__EXERCISE AIM__:
Begin with the first line of the listing and quote every line through the one containing "const rightTicks4 = [0,10,20,30,40,50,60];"; give only those lines.

__GIVEN DATA__:
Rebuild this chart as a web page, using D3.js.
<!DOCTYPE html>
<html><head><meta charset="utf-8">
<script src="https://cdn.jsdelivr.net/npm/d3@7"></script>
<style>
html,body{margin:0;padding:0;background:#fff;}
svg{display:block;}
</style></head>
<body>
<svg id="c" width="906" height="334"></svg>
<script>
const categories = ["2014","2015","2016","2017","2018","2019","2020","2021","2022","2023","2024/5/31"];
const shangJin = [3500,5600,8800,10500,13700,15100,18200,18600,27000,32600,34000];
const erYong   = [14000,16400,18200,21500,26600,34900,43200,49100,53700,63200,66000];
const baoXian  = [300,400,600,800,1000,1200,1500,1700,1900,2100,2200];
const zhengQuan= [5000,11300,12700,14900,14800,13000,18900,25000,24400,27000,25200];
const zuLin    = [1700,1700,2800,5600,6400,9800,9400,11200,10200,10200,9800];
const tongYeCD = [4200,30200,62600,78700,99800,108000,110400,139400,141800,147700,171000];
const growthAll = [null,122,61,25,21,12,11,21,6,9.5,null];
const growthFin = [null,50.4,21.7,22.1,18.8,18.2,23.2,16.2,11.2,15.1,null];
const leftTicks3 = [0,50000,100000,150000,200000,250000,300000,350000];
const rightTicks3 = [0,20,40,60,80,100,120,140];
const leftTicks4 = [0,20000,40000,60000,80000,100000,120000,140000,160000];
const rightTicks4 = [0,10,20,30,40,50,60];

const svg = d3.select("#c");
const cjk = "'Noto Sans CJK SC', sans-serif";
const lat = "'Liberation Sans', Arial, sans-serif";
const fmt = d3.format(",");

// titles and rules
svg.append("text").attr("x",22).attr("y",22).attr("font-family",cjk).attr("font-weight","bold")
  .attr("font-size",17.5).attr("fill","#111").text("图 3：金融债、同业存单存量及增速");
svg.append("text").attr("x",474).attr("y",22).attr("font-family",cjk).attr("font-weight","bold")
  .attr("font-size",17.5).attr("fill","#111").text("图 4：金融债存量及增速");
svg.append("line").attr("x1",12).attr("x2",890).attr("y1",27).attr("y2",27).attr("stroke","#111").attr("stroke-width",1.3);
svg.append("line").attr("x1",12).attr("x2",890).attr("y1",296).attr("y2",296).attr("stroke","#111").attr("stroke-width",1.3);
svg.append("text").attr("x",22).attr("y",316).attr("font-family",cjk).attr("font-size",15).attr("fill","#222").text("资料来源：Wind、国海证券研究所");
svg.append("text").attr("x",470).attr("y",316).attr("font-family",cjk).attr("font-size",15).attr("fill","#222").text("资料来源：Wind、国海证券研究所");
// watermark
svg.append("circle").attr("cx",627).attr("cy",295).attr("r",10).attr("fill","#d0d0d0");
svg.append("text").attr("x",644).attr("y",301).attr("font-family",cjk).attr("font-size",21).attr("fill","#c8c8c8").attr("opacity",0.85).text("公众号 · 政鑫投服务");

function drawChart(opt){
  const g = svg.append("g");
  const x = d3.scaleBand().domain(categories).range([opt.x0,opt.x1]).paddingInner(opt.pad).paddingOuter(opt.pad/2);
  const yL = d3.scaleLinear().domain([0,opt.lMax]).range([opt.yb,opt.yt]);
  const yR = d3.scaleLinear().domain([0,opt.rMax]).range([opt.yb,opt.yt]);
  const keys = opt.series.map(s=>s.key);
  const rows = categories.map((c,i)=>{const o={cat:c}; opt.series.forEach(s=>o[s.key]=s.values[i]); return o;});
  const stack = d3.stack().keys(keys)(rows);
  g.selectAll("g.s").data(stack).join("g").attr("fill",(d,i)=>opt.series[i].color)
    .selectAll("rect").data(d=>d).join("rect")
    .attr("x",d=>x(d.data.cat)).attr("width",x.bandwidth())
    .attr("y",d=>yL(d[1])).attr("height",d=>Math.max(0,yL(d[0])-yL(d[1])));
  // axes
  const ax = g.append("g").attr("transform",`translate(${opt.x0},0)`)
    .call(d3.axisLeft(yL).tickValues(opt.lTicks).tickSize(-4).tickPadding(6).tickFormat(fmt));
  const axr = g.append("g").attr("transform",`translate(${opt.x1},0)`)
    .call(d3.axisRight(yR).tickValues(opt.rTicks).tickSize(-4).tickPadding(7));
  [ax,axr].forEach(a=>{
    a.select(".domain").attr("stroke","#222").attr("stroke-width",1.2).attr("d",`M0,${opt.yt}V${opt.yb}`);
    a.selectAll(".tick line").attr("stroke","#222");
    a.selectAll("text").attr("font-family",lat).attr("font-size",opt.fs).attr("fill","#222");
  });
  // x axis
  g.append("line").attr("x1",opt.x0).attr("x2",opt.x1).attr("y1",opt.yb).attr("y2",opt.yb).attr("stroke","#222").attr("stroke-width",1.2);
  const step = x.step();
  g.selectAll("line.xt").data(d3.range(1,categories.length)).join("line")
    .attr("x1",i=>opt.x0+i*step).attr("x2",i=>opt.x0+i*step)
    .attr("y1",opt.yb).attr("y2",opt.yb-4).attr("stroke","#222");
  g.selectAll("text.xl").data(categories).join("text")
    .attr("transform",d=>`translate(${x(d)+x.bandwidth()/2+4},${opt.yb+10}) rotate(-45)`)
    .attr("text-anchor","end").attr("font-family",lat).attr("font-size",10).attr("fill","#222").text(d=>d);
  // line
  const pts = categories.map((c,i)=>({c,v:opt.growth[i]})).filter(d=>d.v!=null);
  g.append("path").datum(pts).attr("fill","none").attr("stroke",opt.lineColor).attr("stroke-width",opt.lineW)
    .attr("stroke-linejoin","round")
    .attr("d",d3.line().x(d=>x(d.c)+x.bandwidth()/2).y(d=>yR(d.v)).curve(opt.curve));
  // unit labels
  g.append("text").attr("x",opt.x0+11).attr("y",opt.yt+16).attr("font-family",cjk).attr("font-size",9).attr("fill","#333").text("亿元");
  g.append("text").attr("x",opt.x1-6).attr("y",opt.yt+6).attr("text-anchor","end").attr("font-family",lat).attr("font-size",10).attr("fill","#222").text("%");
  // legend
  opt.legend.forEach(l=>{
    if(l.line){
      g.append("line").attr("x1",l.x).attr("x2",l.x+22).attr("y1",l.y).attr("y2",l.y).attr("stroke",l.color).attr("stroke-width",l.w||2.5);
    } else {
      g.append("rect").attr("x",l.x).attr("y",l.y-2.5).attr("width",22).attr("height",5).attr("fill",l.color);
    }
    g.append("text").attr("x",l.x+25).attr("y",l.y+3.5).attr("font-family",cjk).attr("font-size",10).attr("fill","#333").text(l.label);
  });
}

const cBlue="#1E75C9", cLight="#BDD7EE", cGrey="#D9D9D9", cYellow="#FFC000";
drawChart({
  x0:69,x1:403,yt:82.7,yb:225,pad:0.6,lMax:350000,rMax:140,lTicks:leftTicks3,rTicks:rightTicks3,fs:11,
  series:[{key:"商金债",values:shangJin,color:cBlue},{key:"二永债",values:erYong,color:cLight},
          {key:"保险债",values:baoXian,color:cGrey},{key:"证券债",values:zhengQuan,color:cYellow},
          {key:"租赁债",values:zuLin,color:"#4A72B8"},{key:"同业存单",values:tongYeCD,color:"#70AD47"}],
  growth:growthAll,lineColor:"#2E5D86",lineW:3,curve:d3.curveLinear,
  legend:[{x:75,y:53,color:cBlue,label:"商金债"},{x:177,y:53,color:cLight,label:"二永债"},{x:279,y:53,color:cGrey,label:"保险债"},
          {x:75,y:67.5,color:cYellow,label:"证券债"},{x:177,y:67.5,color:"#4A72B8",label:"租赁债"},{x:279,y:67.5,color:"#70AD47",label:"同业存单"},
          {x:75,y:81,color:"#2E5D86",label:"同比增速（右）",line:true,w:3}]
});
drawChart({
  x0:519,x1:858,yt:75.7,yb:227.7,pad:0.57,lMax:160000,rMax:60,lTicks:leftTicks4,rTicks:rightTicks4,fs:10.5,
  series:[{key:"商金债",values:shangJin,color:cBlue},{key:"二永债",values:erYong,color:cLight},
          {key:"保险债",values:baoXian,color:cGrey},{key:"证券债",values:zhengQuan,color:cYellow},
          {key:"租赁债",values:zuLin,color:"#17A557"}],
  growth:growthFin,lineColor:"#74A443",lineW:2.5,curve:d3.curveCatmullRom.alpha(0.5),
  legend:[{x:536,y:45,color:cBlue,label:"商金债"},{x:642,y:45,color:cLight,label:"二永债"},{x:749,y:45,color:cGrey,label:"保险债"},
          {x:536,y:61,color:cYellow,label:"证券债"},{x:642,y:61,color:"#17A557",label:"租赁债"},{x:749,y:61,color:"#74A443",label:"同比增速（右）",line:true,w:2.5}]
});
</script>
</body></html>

__EXPECTED ANSWER__:
Rebuild this chart as a web page, using D3.js.
<!DOCTYPE html>
<html><head><meta charset="utf-8">
<script src="https://cdn.jsdelivr.net/npm/d3@7"></script>
<style>
html,body{margin:0;padding:0;background:#fff;}
svg{display:block;}
</style></head>
<body>
<svg id="c" width="906" height="334"></svg>
<script>
const categories = ["2014","2015","2016","2017","2018","2019","2020","2021","2022","2023","2024/5/31"];
const shangJin = [3500,5600,8800,10500,13700,15100,18200,18600,27000,32600,34000];
const erYong   = [14000,16400,18200,21500,26600,34900,43200,49100,53700,63200,66000];
const baoXian  = [300,400,600,800,1000,1200,1500,1700,1900,2100,2200];
const zhengQuan= [5000,11300,12700,14900,14800,13000,18900,25000,24400,27000,25200];
const zuLin    = [1700,1700,2800,5600,6400,9800,9400,11200,10200,10200,9800];
const tongYeCD = [4200,30200,62600,78700,99800,108000,110400,139400,141800,147700,171000];
const growthAll = [null,122,61,25,21,12,11,21,6,9.5,null];
const growthFin = [null,50.4,21.7,22.1,18.8,18.2,23.2,16.2,11.2,15.1,null];
const leftTicks3 = [0,50000,100000,150000,200000,250000,300000,350000];
const rightTicks3 = [0,20,40,60,80,100,120,140];
const leftTicks4 = [0,20000,40000,60000,80000,100000,120000,140000,160000];
const rightTicks4 = [0,10,20,30,40,50,60];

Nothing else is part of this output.